Just about to place a big order with these...Anybody know of any discount codes?

Ash


----------



## Eddy (Feb 26, 2009)

athomp10 said:


> Hey,
> 
> Just about to place a big order with these...Anybody know of any discount codes?
> 
> Ash


I always use these guys, they don't offer any discount codes that I know of however, after you have placed your order you will get points, you can use these on your next order for a discount.

Wat did you order then?, I LOVE detailing orders


----------



## TT Ade (Aug 20, 2007)

I use Tim for detailing stuff as well, it's apoints system based on orders as mentioned. Tim provides a first rate service and the fastest delivery you could hope for, you can always give him a bell for advice if you want, great guy.


----------



## m4rky (Jul 20, 2008)

I get all of my cleaning stuff from Tim 

A great service and they know what they are talking about - you also get reward points


----------



## athomp10 (Feb 25, 2009)

Thanks, I seen the point system. I am guessing that each point is worth 1p?

I was just about to press the order button last night but held off to see if anybody came up trumps with a discount. I am just going to order tonight then and start racking up my points! 

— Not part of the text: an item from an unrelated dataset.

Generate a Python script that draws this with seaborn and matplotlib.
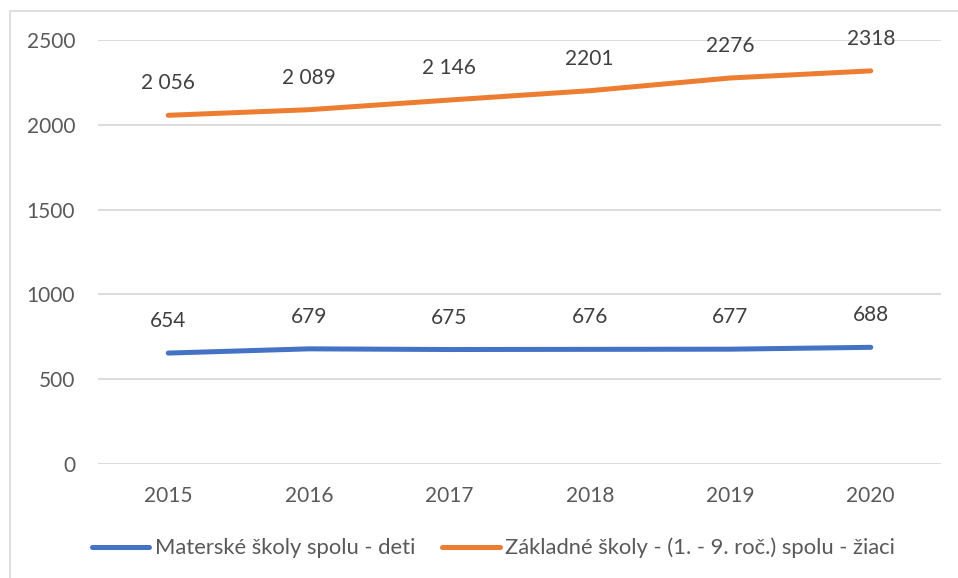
import matplotlib
matplotlib.use("Agg")
import matplotlib.pyplot as plt
import seaborn as sns
import pandas as pd
from matplotlib.patches import Rectangle

years = ["2015", "2016", "2017", "2018", "2019", "2020"]
materske = [654, 679, 675, 676, 677, 688]
zakladne = [2056, 2089, 2146, 2201, 2276, 2318]
materske_labels = ["654", "679", "675", "676", "677", "688"]
zakladne_labels = ["2 056", "2 089", "2 146", "2201", "2276", "2318"]
series_names = ["Materské školy spolu - deti", "Základné školy - (1. - 9. roč.) spolu - žiaci"]
yticks = [0, 500, 1000, 1500, 2000, 2500]

sns.set_theme(style="white")
plt.rcParams['font.family'] = ['Lato', 'DejaVu Sans']

df = pd.DataFrame({
    "x": list(range(len(years))) * 2,
    "value": materske + zakladne,
    "series": [series_names[0]] * len(years) + [series_names[1]] * len(years),
})

fig = plt.figure(figsize=(9.58, 5.78), dpi=100)
ax = fig.add_axes([98/958, 114/578, (941-98)/958, (464-40)/578])

palette = {series_names[0]: "#4472C4", series_names[1]: "#ED7D31"}
sns.lineplot(data=df, x="x", y="value", hue="series", palette=palette, ax=ax,
             linewidth=3.6, solid_capstyle="round", legend=True)

ax.set_xlim(-0.5, len(years) - 0.5)
ax.set_ylim(0, 2500)
ax.set_yticks(yticks)
ax.set_yticklabels([str(t) for t in yticks])
ax.set_xticks(range(len(years)))
ax.set_xticklabels(years)
ax.set_xlabel("")
ax.set_ylabel("")
for s in ax.spines.values():
    s.set_visible(False)
ax.yaxis.grid(True, color="#D9D9D9", linewidth=1.3)
ax.xaxis.grid(False)
ax.tick_params(axis="both", length=0, labelsize=15, colors="#595959")
ax.tick_params(axis="y", pad=16.5)
ax.tick_params(axis="x", pad=16)

tc = "#404040"
for i in range(len(years)):
    ax.annotate(materske_labels[i], (i, materske[i]), xytext=(0, 23), textcoords="offset points",
                ha="center", va="center", fontsize=15, color=tc)
    ax.annotate(zakladne_labels[i], (i, zakladne[i]), xytext=(0, 23), textcoords="offset points",
                ha="center", va="center", fontsize=15, color=tc)

handles, labels = ax.get_legend_handles_labels()
ax.get_legend().remove()
fig.legend(handles, labels, loc="center", bbox_to_anchor=(493.5/958, 1 - 548/578), ncol=2, frameon=False,
           fontsize=15.8, handlelength=2.6, handletextpad=0.25, columnspacing=1.25,
           labelcolor="#595959")

fig.patches.append(Rectangle((10/958, -0.01), 1.0, 1 - 11/578 + 0.01, transform=fig.transFigure,
                             fill=False, edgecolor="#D9D9D9", linewidth=1.2))

fig.savefig("out.png", dpi=100)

I'm not a complete novice but don't know as much as I should (you guys have probably forgotten more than I know!) but my order was at £182 and had a range of stuff such as colomite (liquid wax think thats how you spell it?), jet seal, wheel protector wax (chemical guys wheel guard) , wheel cleaner (sonus), leather in a bottle (zaino), ph neutral foam (valet pro), shampoo (meguires), microfibre towel, 2 step polish from sonus (step 2 and 3 - dont think I need the more abrasive step 1), sonus ultra fine clay (and lubricator), ez detail brush and a few other bits and pieces such as mitts and some applicators for some of the stuff.

I think thats everything?

Cant wait to get it ordered and spend a bit of time using it. (I'm sharing it with the gf's dad so he can use some on his vxr too...)


----------



## ian222 (May 4, 2007)

Guys, who is Tim?


----------



## NickP (May 6, 2002)

ian222 said:


> Guys, who is Tim?


The proprietor of www.cleanyourcar.co.uk


----------



## KammyTT (Jun 28, 2006)

i just get my stuff from a guy called nick 

delivery is slow but the value is amazing :lol:


----------